Public Relations made easy.

Monday, September 24, 2012

Comment #4

My comment is in response to :  THE 7 ELEMENTS OF "GOOD" PR

Hi Todd,

I really enjoyed your post.

I think that some people get so obsessed with tactics that they don’t see the big picture. They can’t see the forest for the trees, so to speak. They rush the process.

Yes, you could do that, but do you really want to?
Are you targeting the right people?
How is your message going to be perceived by the public?
Is it even the right message?

In my opinion, not enough research and listening is the worst blunder by PR pros.

I think that we feel it’s expected of us to know all the answers right away. Tell me your PR problem and I’ll give you an answer.

It doesn't work that way. You need to be able to listen, ask questions and walk away from your client.

After some careful thought and research, then you can come back with a tailor-made solution that will satisfy everybody.

(If course, in times of crisis, you give the best advice you can and hope for the best!)

Comment #3

My comment is in response to :  Newsjacking: When is it appropriate? 

I think it’s fairly simple.

Newsjacking is (pretty much) only appropriate when the event is either neutral or good news. If it's a tragic event, newsjacking could be acceptable if your client/company is asked for its expert opinion. Even then, it’s a short drive into opportunistic-land.

For example, during Hurricane Sandy, Sears tweeted the following message: “Did Hurricane Sandy affect your city? Get your generators, air mattresses & more in one place.”

They got some flak over it. Was it opportunistic?

As one person responded to Sears’ tweet: “Poor taste trying to make a buck off people that have lost everything in #HurricaneSandy, dontcha think? #newsjerking #poortaste.”

I don’t think their intention was evil but it was off the mark. Somebody in advertising wrote that message when someone in PR should have written it. Had Sears been my client, I would have advised against tweeting a message altogether. Had Sears insisted, I would have suggested something like this: “To those affected by Hurricane Sandy: we have generators on sale. Store hours: 9 a.m. to 9 p.m. #staysafe.”

In this type of situation, any messages should strive to inform, not persuade.

Comment #2

My comment is in response to : Using Humor in PR

Hello Elena,

I enjoyed your post. You made some very insightful comments.

I think humor is a powerful tool in the public relations toolbox. I also agree that self-deprecating humor is usually the safest route.

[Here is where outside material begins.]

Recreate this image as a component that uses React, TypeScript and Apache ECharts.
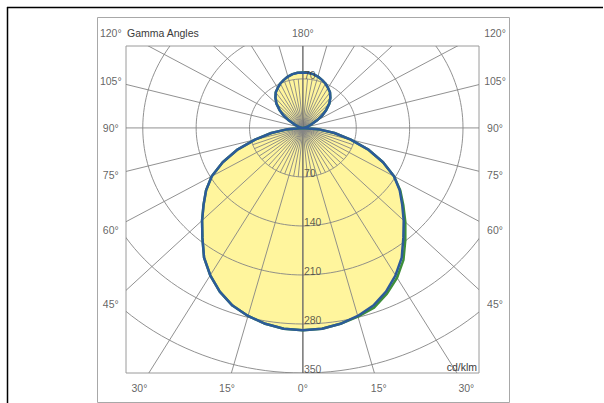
import React, { useEffect, useRef } from "react";
import * as echarts from "echarts";

// Gamma angles (degrees, 0 = straight down, 180 = straight up)
const gammaAngles = [0, 5, 10, 15, 20, 25, 30, 35, 40, 45, 50, 55, 60, 65, 70, 75, 80, 85, 90, 95, 100, 105, 110, 115, 120, 125, 130, 135, 140, 145, 150, 155, 160, 165, 170, 175, 180];

// Luminous intensity (cd/klm) per plane
const intensityC0 = [289, 288, 284, 278, 270, 258, 243, 226, 205, 187, 170, 155, 138, 116, 92, 65, 42, 20, 0, 1, 3, 5, 8, 13, 21, 31, 40, 49, 56, 62, 66, 70, 73, 76, 78, 79, 79];
const intensityC180 = [289, 288, 284, 278, 270, 258, 243, 226, 205, 187, 170, 155, 138, 116, 92, 65, 42, 20, 0, 1, 3, 5, 8, 13, 21, 31, 40, 49, 56, 62, 66, 70, 73, 76, 78, 79, 79];
const intensityC90 = [289, 288, 284, 279, 273, 261, 247, 230, 209, 190, 172, 156, 138, 116, 92, 65, 42, 20, 0, 1, 3, 5, 8, 13, 21, 31, 40, 49, 56, 62, 66, 70, 73, 76, 78, 79, 79];
const intensityC270 = [289, 288, 284, 278, 270, 258, 243, 226, 205, 187, 170, 155, 138, 116, 92, 65, 42, 20, 0, 1, 3, 5, 8, 13, 21, 31, 40, 49, 56, 62, 66, 70, 73, 76, 78, 79, 79];

// Grid / tick values
const radialTicks = [70, 140, 210, 280, 350];
const radialTicksUp = [70];
const majorAngleStep = 15;
const minorAngleStep = 5;
const sideAngleLabels = [45, 60, 75, 90, 105, 120];
const bottomAngleLabels = [-30, -15, 0, 15, 30];
const topAngleLabels = [180];
const titleText = "Gamma Angles";
const unitText = "cd/klm";

// axis extents (data units, cd/klm)
const X_MIN = -232;
const X_MAX = 231;
const Y_MIN = -350;
const Y_MAX = 117;
const LABEL_X = 252;
const LABEL_TOP = 135.7;
const LABEL_BOTTOM = -371.3;

const FONT = "'Liberation Sans', Arial, Helvetica, sans-serif";
const GRID_COLOR = "#858585";
const TEXT_COLOR = "#3a3a3a";

const rad = (d: number) => (d * Math.PI) / 180;

function toXY(gamma: number, value: number, side: number): [number, number] {
  return [side * value * Math.sin(rad(gamma)), -value * Math.cos(rad(gamma))];
}

function outline(right: number[], left: number[]): [number, number][] {
  const pts: [number, number][] = [];
  for (let i = 0; i < gammaAngles.length; i++) pts.push(toXY(gammaAngles[i], right[i], 1));
  for (let i = gammaAngles.length - 1; i >= 0; i--) pts.push(toXY(gammaAngles[i], left[i], -1));
  return pts;
}

// intensity reached by the drawn curves at a full-circle angle a (0..360, clockwise from down on the right side)
function curveReach(a: number): number {
  const right = a <= 180;
  const g = right ? a : 360 - a;
  const i = gammaAngles.indexOf(g);
  if (i < 0) return 0;
  return right ? Math.max(intensityC0[i], intensityC90[i]) : Math.max(intensityC180[i], intensityC270[i]);
}

export default function App() {
  const ref = useRef<HTMLDivElement>(null);

  useEffect(() => {
    if (!ref.current) return;
    const chart = echarts.init(ref.current, undefined, { renderer: "svg" });

    const bluePts = outline(intensityC0, intensityC180);
    const greenPts = outline(intensityC90, intensityC270);

    const angleLabelData: { value: [number, number]; name: string }[] = [];
    sideAngleLabels.forEach((g) => {
      [-1, 1].forEach((s) => {
        let y = g === 90 ? 0 : (-LABEL_X * Math.cos(rad(g))) / Math.sin(rad(g));
        if (y > LABEL_TOP) y = LABEL_TOP;
        angleLabelData.push({ value: [s * LABEL_X, y], name: `${g}°` });
      });
    });
    bottomAngleLabels.forEach((g) => {
      angleLabelData.push({ value: [-LABEL_BOTTOM * Math.tan(rad(g)), LABEL_BOTTOM], name: `${Math.abs(g)}°` });
    });
    topAngleLabels.forEach((g) => {
      angleLabelData.push({ value: [0, LABEL_TOP], name: `${g}°` });
    });

    const radialLabelData = [
      ...radialTicks.map((r) => ({ value: [0, -r], name: String(r) })),
      ...radialTicksUp.map((r) => ({ value: [0, r], name: String(r) })),
    ];

    const option: any = {
      animation: false,
      backgroundColor: "#ffffff",
      grid: {
        left: 126,
        top: 46,
        width: 353,
        height: 327,
        show: true,
        borderColor: "#9a9a9a",
        borderWidth: 1,
        backgroundColor: "transparent",
      },
      xAxis: { type: "value", min: X_MIN, max: X_MAX, show: false },
      yAxis: { type: "value", min: Y_MIN, max: Y_MAX, show: false },
      graphic: [
        {
          type: "rect",
          shape: { x: 97.5, y: 17.5, width: 412, height: 385 },
          style: { fill: "none", stroke: "#a8a8a8", lineWidth: 1 },
          silent: true,
        },
        {
          type: "line",
          shape: { x1: 7, y1: 7.5, x2: 603, y2: 7.5 },
          style: { stroke: "#000", lineWidth: 1.5 },
          silent: true,
        },
        {
          type: "line",
          shape: { x1: 7.5, y1: 7, x2: 7.5, y2: 403 },
          style: { stroke: "#000", lineWidth: 1.5 },
          silent: true,
        },
        {
          type: "text",
          x: 127,
          y: 33,
          style: {
            text: titleText,
            fill: TEXT_COLOR,
            fontSize: 10.5,
            fontFamily: FONT,
            align: "left",
            verticalAlign: "middle",
            textAlign: "left",
            textVerticalAlign: "middle",
          },
        },
        {
          type: "text",
          x: 477,
          y: 367,
          z: 10,
          style: {
            text: unitText,
            fill: TEXT_COLOR,
            fontSize: 10.5,
            fontFamily: FONT,
            align: "right",
            verticalAlign: "middle",
            textAlign: "right",
            textVerticalAlign: "middle",
          },
        },
      ],
      series: [
        {
          type: "custom",
          coordinateSystem: "cartesian2d",
          silent: true,
          clip: true,
          z: 1,
          data: [[0, 0]],
          renderItem: (_p: any, api: any) => {
            const pts = bluePts.map((p) => api.coord(p));
            return {
              type: "polygon",
              shape: { points: pts },
              style: { fill: "#fff59d", stroke: "none" },
            };
          },
        },
        {
          type: "custom",
          coordinateSystem: "cartesian2d",
          silent: true,
          clip: true,
          z: 2,
          data: [[0, 0]],
          renderItem: (_p: any, api: any) => {
            const children: any[] = [];
            radialTicks.forEach((r) => {
              const pts: number[][] = [];
              for (let a = 0; a <= 360; a += 2) pts.push(api.coord(toXY(a, r, 1)));
              children.push({
                type: "polyline",
                shape: { points: pts },
                style: { stroke: GRID_COLOR, lineWidth: 0.9, fill: "none" },
              });
            });
            const c = api.coord([0, 0]);
            for (let a = 0; a < 360; a += minorAngleStep) {
              const major = a % majorAngleStep === 0;
              const len = major ? 700 : Math.min(radialTicks[0], curveReach(a));
              if (len <= 0) continue;
              const e = api.coord(toXY(a, len, 1));
              const axis = a === 0 || a === 180;
              children.push({
                type: "line",
                shape: { x1: c[0], y1: c[1], x2: e[0], y2: e[1] },
                style: {
                  stroke: axis ? "#6a6a6a" : GRID_COLOR,
                  lineWidth: axis ? 1.4 : 0.9,
                },
              });
            }
            return { type: "group", children };
          },
        },
        {
          type: "line",
          data: greenPts,
          showSymbol: false,
          symbol: "none",
          silent: true,
          z: 3,
          lineStyle: { color: "#3f8f3a", width: 2.5, join: "round" },
        },
        {
          type: "line",
          data: bluePts,
          showSymbol: false,
          symbol: "none",
          silent: true,
          z: 4,
          lineStyle: { color: "#2c5b99", width: 2.5, join: "round" },
        },
        {
          type: "scatter",
          data: radialLabelData,
          symbolSize: 0,
          clip: false,
          silent: true,
          z: 5,
          itemStyle: { color: "transparent" },
          label: {
            show: true,
            position: "right",
            distance: 1,
            offset: [0, -4],
            formatter: "{b}",
            color: TEXT_COLOR,
            fontSize: 10.5,
            fontFamily: FONT,
          },
        },
        {
          type: "scatter",
          data: angleLabelData,
          symbolSize: 0,
          clip: false,
          silent: true,
          z: 5,
          itemStyle: { color: "transparent" },
          label: {
            show: true,
            position: "inside",
            formatter: "{b}",
            color: TEXT_COLOR,
            fontSize: 10.5,
            fontFamily: FONT,
          },
        },
      ],
    };

    chart.setOption(option);
    return () => chart.dispose();
  }, []);

  return (
    <div
      ref={ref}
      style={{ position: "fixed", left: 0, top: 0, width: 604, height: 403, background: "#fff" }}
    />
  );
}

Another recent example of a company capitalizing on an unexpected opportunity is Bodyform, a UK-based company that sells feminine hygiene products. When a man posted a tongue-in-cheek comment on their Facebook page, they responded a week later by producing a funny video. In a six-day span, it’s been viewed 2,735,454 times. To see their Facebook page, click here. The cost to make the video is minimal when compared to the world-wide exposure they’ve gotten for it. It took someone with creativity to dream up the concept and a management team with spirit to get behind it.

People embrace humor. They seek it out. They forward it, post it, tweet it, instagram it.

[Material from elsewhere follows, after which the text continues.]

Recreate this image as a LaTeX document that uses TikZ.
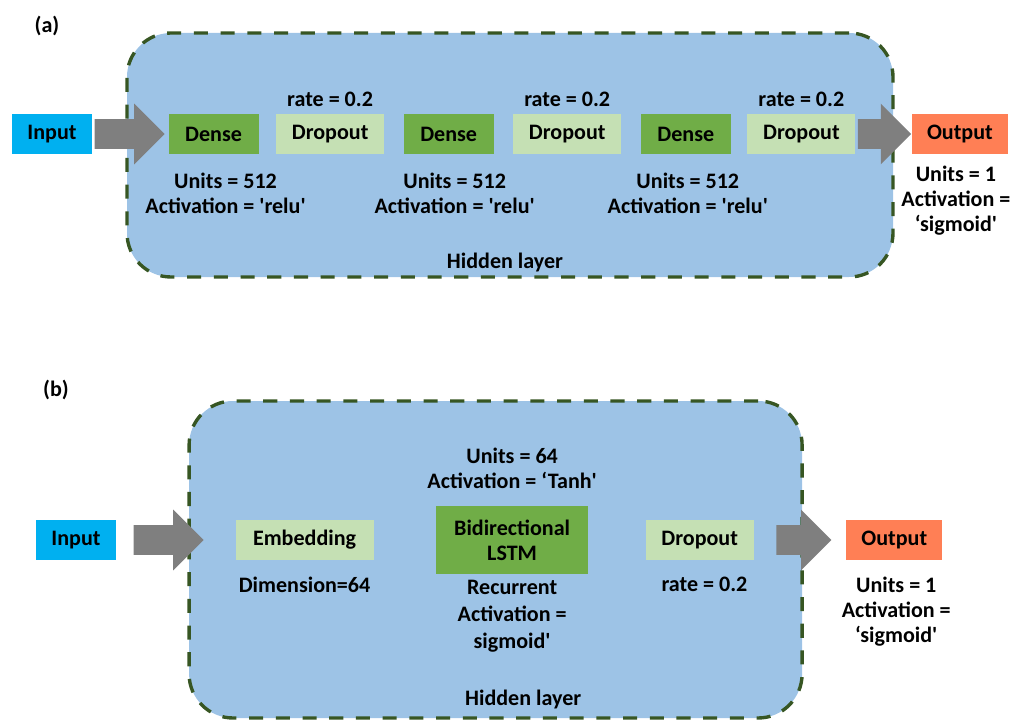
\documentclass[tikz,border=0pt]{standalone}
\usepackage{fontspec}
\setmainfont{Carlito}
\usepackage{tikz}
\usetikzlibrary{positioning}
\usetikzlibrary{shapes.arrows}
\definecolor{layerblue}{HTML}{9DC3E6}
\definecolor{layerline}{HTML}{375623}
\definecolor{inblue}{HTML}{00B0F0}
\definecolor{densegreen}{HTML}{70AD47}
\definecolor{dropgreen}{HTML}{C5E0B4}
\definecolor{outorange}{HTML}{FF7F55}
\definecolor{arrowgray}{HTML}{7F7F7F}
\tikzstyle{hiddenbox} = [rectangle, rounded corners=1.1cm, draw=layerline, line width=2.4pt, dash pattern=on 10pt off 9pt, fill=layerblue]
\tikzstyle{inbox} = [rectangle, minimum width=2cm, minimum height=1cm, text centered, fill=inblue]
\tikzstyle{densebox} = [rectangle, minimum width=2.25cm, minimum height=1cm, text centered, fill=densegreen]
\tikzstyle{dropbox} = [rectangle, minimum width=2.7cm, minimum height=1cm, text centered, fill=dropgreen]
\tikzstyle{outbox} = [rectangle, minimum width=2.4cm, minimum height=1cm, text centered, fill=outorange]
\tikzstyle{blockarrow} = [single arrow, fill=arrowgray, inner xsep=0pt, inner ysep=0.3625cm, single arrow head extend=0.39cm, pos=0, anchor=tail]
\tikzstyle{lbl} = [inner sep=0pt, align=center]

\begin{document}
\begin{tikzpicture}[font=\bfseries\fontsize{15.7}{17.8}\selectfont]
\useasboundingbox (0,0) rectangle (25.4,18);

% (a)
\node(tagA) at (1.175,17.35) {(a)};
\node(layerA)[hiddenbox, minimum width=19.15cm, minimum height=6.1cm] at (12.75,14.125) {};
\node(inA)[inbox] at (1.3,14.65) {Input};
\node(denseA1)[densebox, right=1.9cm of inA] {Dense};
\node(dropA1)[dropbox, right=0.425cm of denseA1] {Dropout};
\node(denseA2)[densebox, right=0.475cm of dropA1] {Dense};
\node(dropA2)[dropbox, right=0.475cm of denseA2] {Dropout};
\node(denseA3)[densebox, right=0.475cm of dropA2] {Dense};
\node(dropA3)[dropbox, right=0.4cm of denseA3] {Dropout};
\node(outA)[outbox, right=1.4cm of dropA3] {Output};

\node(rateA1)[lbl, above=0.16cm of dropA1] {rate = 0.2};
\node(rateA2)[lbl, above=0.16cm of dropA2] {rate = 0.2};
\node(rateA3)[lbl, above=0.16cm of dropA3] {rate = 0.2};
\node(unitsA1)[lbl, below=0.45cm of denseA1, xshift=0.3cm] {Units = 512\\Activation = \textquotesingle relu\textquotesingle};
\node(unitsA2)[lbl, below=0.45cm of denseA2, xshift=0.15cm] {Units = 512\\Activation = \textquotesingle relu\textquotesingle};
\node(unitsA3)[lbl, below=0.45cm of denseA3, xshift=0.05cm] {Units = 512\\Activation = \textquotesingle relu\textquotesingle};
\node(unitsOutA)[lbl, below=0.29cm of outA, xshift=-0.1cm] {Units = 1\\Activation =\\`sigmoid\textquotesingle};
\node(hidA)[lbl, above=0.15cm of layerA.south, xshift=-0.125cm] {Hidden layer};

\path (inA) -- (denseA1) node[blockarrow, xshift=0.05cm, minimum height=1.75cm] {};
\path (dropA3) -- (outA) node[blockarrow, xshift=0.05cm, minimum height=1.33cm] {};

% (b)
\node(tagB) at (1.4,8.25) {(b)};
\node(layerB)[hiddenbox, minimum width=15.325cm, minimum height=7.925cm] at (12.39,4.0125) {};
\node(inB)[inbox] at (1.9,4.5) {Input};
\node(embB)[dropbox, minimum width=3.45cm, right=2.975cm of inB] {Embedding};
\node(lstmB)[densebox, minimum width=3.8cm, minimum height=1.7cm, align=center, right=1.55cm of embB] {Bidirectional\\LSTM};
\node(dropB)[dropbox, right=1.425cm of lstmB] {Dropout};
\node(outB)[outbox, right=2.3cm of dropB] {Output};

\node(dimB)[lbl, below=0.4cm of embB] {Dimension=64};
\node(unitsB)[lbl, above=0.42cm of lstmB] {Units = 64\\Activation = `Tanh\textquotesingle};
\node(recB)[lbl, below=0.15cm of lstmB] {Recurrent\\[1.2pt]Activation =\\[1.2pt]sigmoid\textquotesingle};
\node(rateB)[lbl, below=0.4cm of dropB, xshift=0.12cm] {rate = 0.2};
\node(unitsOutB)[lbl, below=0.4cm of outB, xshift=0.05cm] {Units = 1\\Activation =\\`sigmoid\textquotesingle};
\node(hidB)[lbl, above=0.25cm of layerB.south, xshift=0.69cm] {Hidden layer};

\path (inB) -- (embB) node[blockarrow, xshift=0.425cm, minimum height=1.75cm] {};
\path (dropB) -- (outB) node[blockarrow, xshift=0.55cm, minimum height=1.38cm] {};

\end{tikzpicture}
\end{document}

That being said, humor is definitely not for all companies and of course it comes with risks, especially when not properly executed. It takes a gentle hand to guide it.

Comment #1

My comment in response to : PRNewser - American Airlines had a terrible week in PR by Patrick Coffee 

Bad move on AA’s part, no doubt about it.

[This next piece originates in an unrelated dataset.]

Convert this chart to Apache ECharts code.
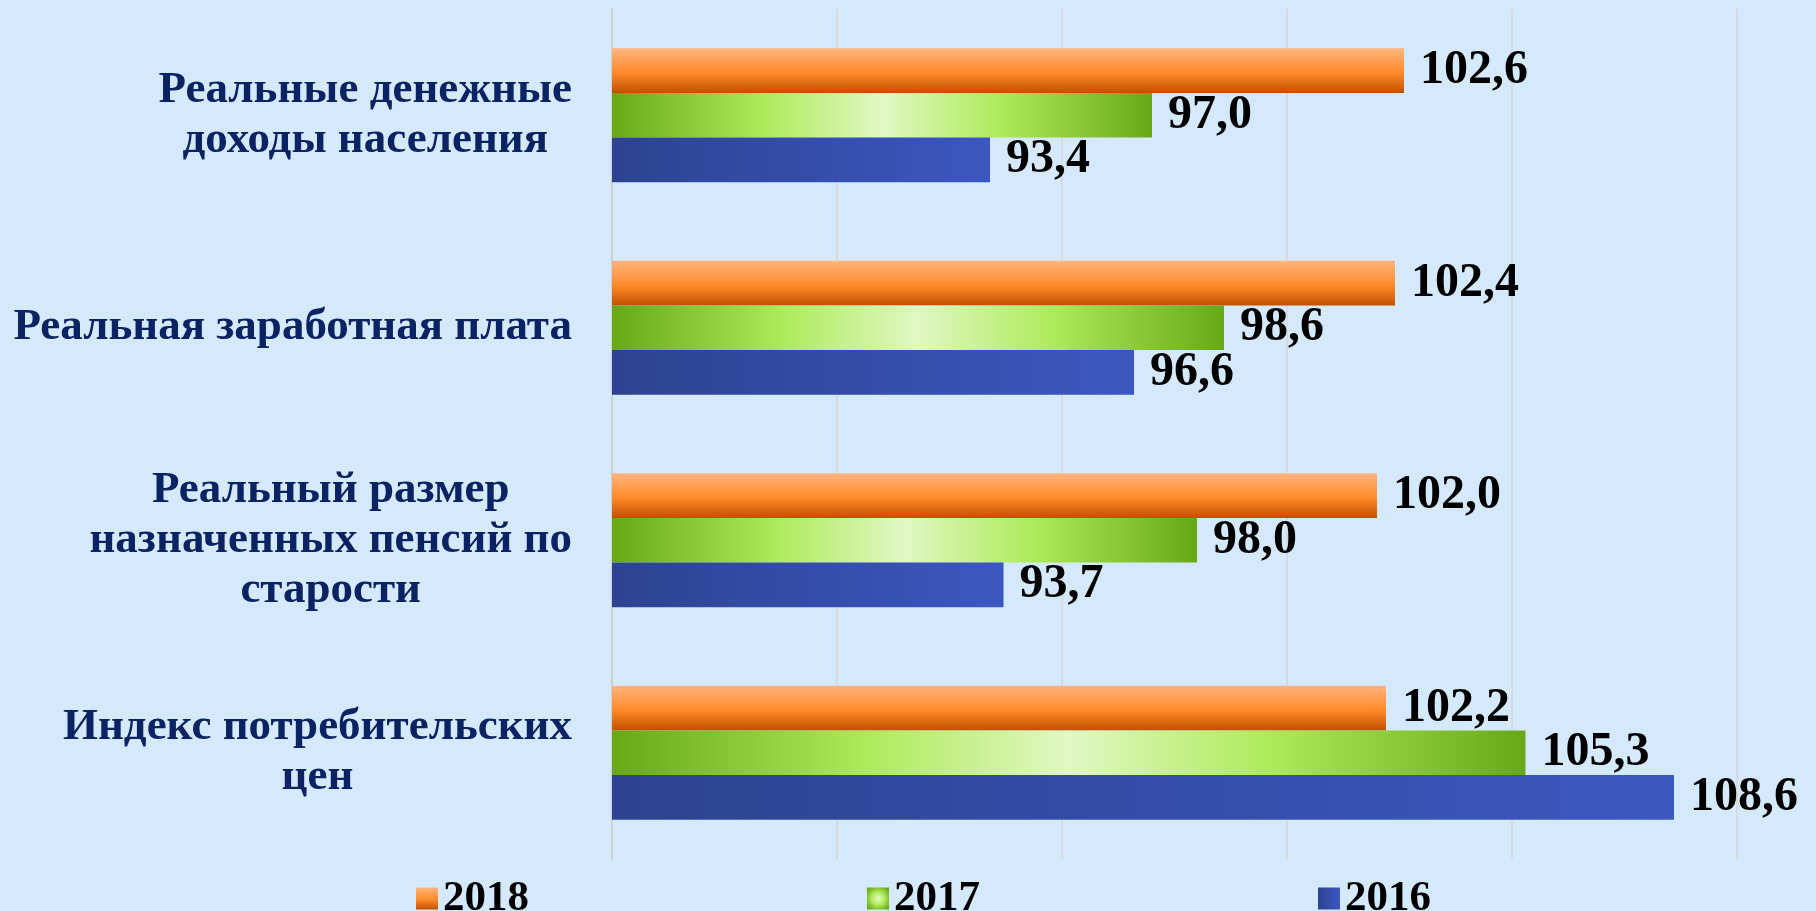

Problem is - and I ask speak from experience here - that Customer Service Agents are quite often given very little leeway by management.  Their very employment with the company is threatened should they make exceptions.

What you see as a customer: “What an unsympathetic agent.”

What you don’t see: “I feel terrible for this person. I wish I could make an exception but I just can’t afford to lose my job”.

What’s the solution?

I think better training is the solution. I think front-line agents should feel comfortable to make judgement calls. I’d like to think that in this particular instance, AA would have allowed the family to be reseated together without any additional fees but the agent was too scared to make that decision.

I think that too often, these agents are given too little training and, let’s face it, they ARE the company to the person who’s calling in. Agents need to think more like a PR pro and management needs to help them with that.

1 comment:

  1. The problem really does lie within management. Knowing that a route change was made, management should have been aware of possible customer service issues that may emerge as a result. Without proper initiatives by management, there's not a whole lot that a customer representative can do (nor PR for that matter). However, if PR and management were in synergy at the executive level, PR could have made them aware of possible repercussions and advise them on options to ensure a positive customer experience and avoid negative publicity. And the agreed upon mandate could then be passed down to the customer representatives for execution. That said, customer service mishaps like this one happen all the time. AA should have swiftly made this right, advised customer service representatives of the situation and how to act on similar scenarios to avoid the mishap, taken all the appropriate measures to ensure a positive outcome. And if the press or social media caught wind, address the importance of the issue, apologize, explain the steps that were taken to remedy the situation and the steps taken internally to ensure such mishaps don't happen again. And then hope for a better week in PR!